The report noted that it was not clear if Lewis was a suspect in the killing.
Lewis, 44, had been on the run for over two decades in the United States when he was finally arrested on August 26.
An NBC News 4 New York report reported sources as saying police are investigating the possibility that the remains belonged to someone who was killed 10 years ago.
According to neighbours who were interviewed, an older man had lived in the home with his wife at that time.
The man died a few years ago and Lewis then moved in and neighbors suspected there was criminal activity happening inside, but in the last two years the house has been trouble-free.
The report said residents were in the house when police arrived with a warrant Thursday but sources said that there was nothing to suggest they have any connection to the dead body in their yard.

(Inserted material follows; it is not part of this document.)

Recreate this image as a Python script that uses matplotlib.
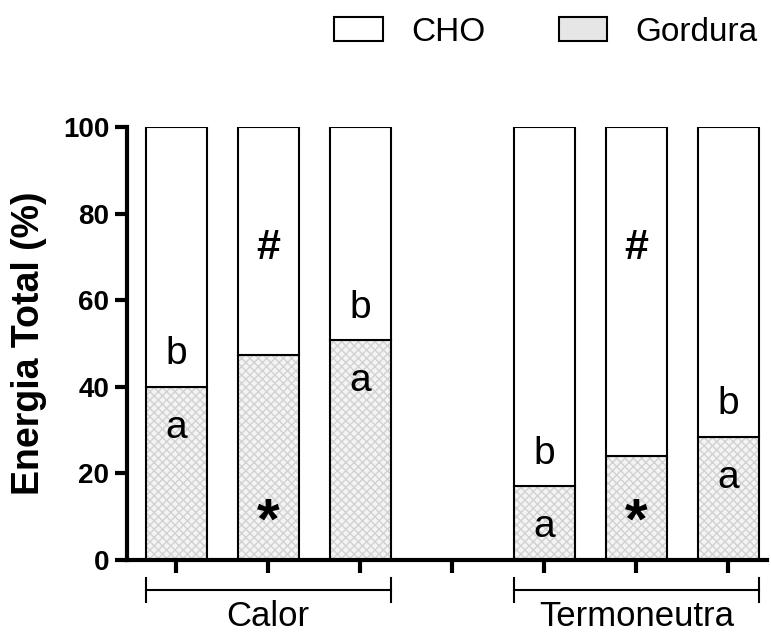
import matplotlib.pyplot as plt
from matplotlib.patches import Patch

plt.rcParams['font.family'] = ['Liberation Sans', 'DejaVu Sans']

groups = ["Calor", "Termoneutra"]
positions = [0, 1, 2, 4, 5, 6]
gordura = [40.0, 47.3, 50.8, 17.0, 24.0, 28.5]
cho = [100 - g for g in gordura]
top_marks = ["b", "#", "b", "b", "#", "b"]
low_marks = ["a", "*", "a", "a", "*", "a"]
yticks = [0, 20, 40, 60, 80, 100]

width = 0.66

fig = plt.figure(figsize=(7.71, 6.32), dpi=100)
ax = fig.add_axes([0.165, 0.114, 0.83, 0.685])

# fat part: light checkered look, then outline on top
ax.bar(positions, gordura, width, color="#f4f4f4", hatch="xxxx",
       edgecolor="#d2d2d2", linewidth=0)
ax.bar(positions, gordura, width, fill=False, edgecolor="black", linewidth=1.5)
ax.bar(positions, cho, width, bottom=gordura, color="white",
       edgecolor="black", linewidth=1.5)

for x, g, t, l in zip(positions, gordura, top_marks, low_marks):
    if t == "#":
        ax.text(x, 72, t, ha="center", va="center", fontsize=31, fontweight="bold")
    else:
        ax.text(x, g + 7.5, t, ha="center", va="center", fontsize=28)
    if l == "*":
        ax.text(x, 8.5, l, ha="center", va="center", fontsize=42, fontweight="bold")
    else:
        ax.text(x, g - 9.5, l, ha="center", va="center", fontsize=28)

ax.set_ylim(0, 100)
ax.set_xlim(-0.533, 6.42)
ax.set_yticks(yticks)
ax.set_xticks(range(7))
ax.set_xticklabels([])
for lab in ax.get_yticklabels():
    lab.set_fontweight("bold")
ax.tick_params(axis="y", labelsize=20, width=3, length=9, pad=4)
ax.tick_params(axis="x", width=3, length=9)
for s in ["top", "right"]:
    ax.spines[s].set_visible(False)
for s in ["left", "bottom"]:
    ax.spines[s].set_linewidth(3)

ax.set_ylabel("Energia Total (%)", fontsize=27, fontweight="bold")
ax.yaxis.set_label_coords(-0.125, 0.5)

# group brackets under the axis
tr = ax.get_xaxis_transform()
for i, name in enumerate(groups):
    xs = positions[i * 3:(i + 1) * 3]
    x0, x1 = xs[0] - width / 2, xs[-1] + width / 2
    ax.plot([x0, x1], [-0.069, -0.069], color="black", lw=1.5, transform=tr, clip_on=False)
    for xe in (x0, x1):
        ax.plot([xe, xe], [-0.042, -0.097], color="black", lw=1.5, transform=tr, clip_on=False)
    ax.text((x0 + x1) / 2, -0.13, name, ha="center", va="center", fontsize=25,
            transform=tr)

handles = [Patch(facecolor="white", edgecolor="black", linewidth=1.5),
           Patch(facecolor="#e6e6e6", edgecolor="black", linewidth=1.5)]
fig.legend(handles, ["CHO", "Gordura"], loc="center", bbox_to_anchor=(0.708, 0.949),
           ncol=2, frameon=False, fontsize=24, handlelength=1.45, handleheight=0.7,
           handletextpad=0.85, columnspacing=2.2)

fig.savefig("out.png", dpi=100)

Lewis, who had been wanted since he was indicted for conspiracy to distribute cocaine in April 1991 in Virginia, was wearing a bullet-proof vest and had two handguns on his pillow in a Springfield Gardens apartment on the night when the authorities barged in and confronted him, resulting in a shootout.
He opened fire immediately and marshals returned fire and wounded him in the left hand. He managed to flee to the backyard, where he fired on New York Police Department (NYPD) detectives serving as back up. He fired about a dozen shots and emptied both guns, a 9mm Ruger and a .40 calibre Taurus, before tossing them and surrendering, according to a report in the New York Daily News.